His rise to speaker came via tragedy in 1994, when then-Speaker Saul Weprin died from complications of a stroke. Mr. Silver had been serving as interim speaker, ascending to the job with the support of other New York City Democrats, who wield profound power in the Assembly.
Making deals with the State Senate, then ruled by Republicans, required a deft negotiator, according to Joseph R. Lentol, a former Democratic Party assemblyman from Brooklyn. He said Mr. Silver played a key role in securing state money in the early 1990s to fund the hiring of police officers in the city, clean up Times Square and help spark “the renaissance of New York City.”

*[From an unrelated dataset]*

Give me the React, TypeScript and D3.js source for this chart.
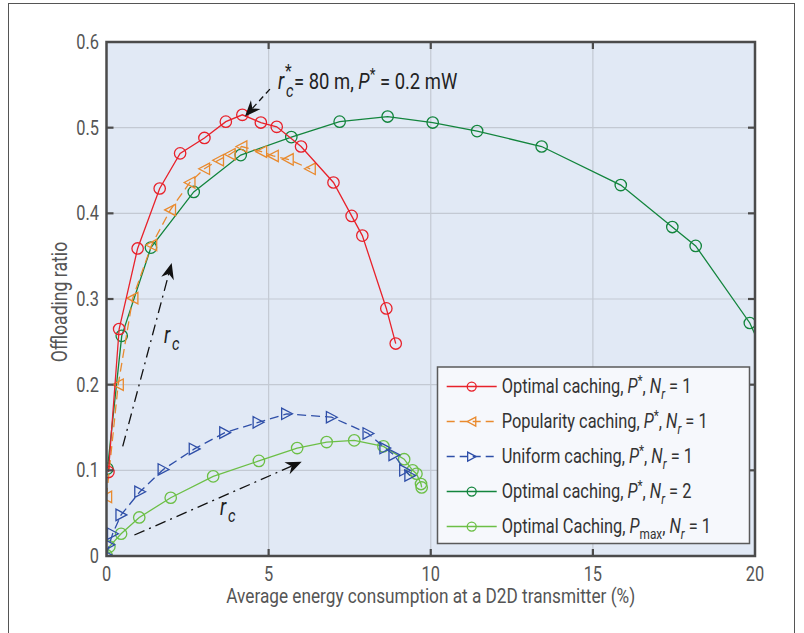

“He was able to work things out and make compromises with a Republican Senate and very often a Republican governor,” Mr. Lentol said, noting that Mr. Silver had served for 12 years under Gov. George E. Pataki, a three-term Republican.
In 2000, Mr. Silver faced a revolt on the Assembly floor from a faction of Democrats, many of them from upstate, who were dissatisfied with his leadership. The attempt at a coup failed, but it wounded Mr. Silver politically and made public a remarkable intraparty power struggle that would have typically played out behind closed doors in the Capitol.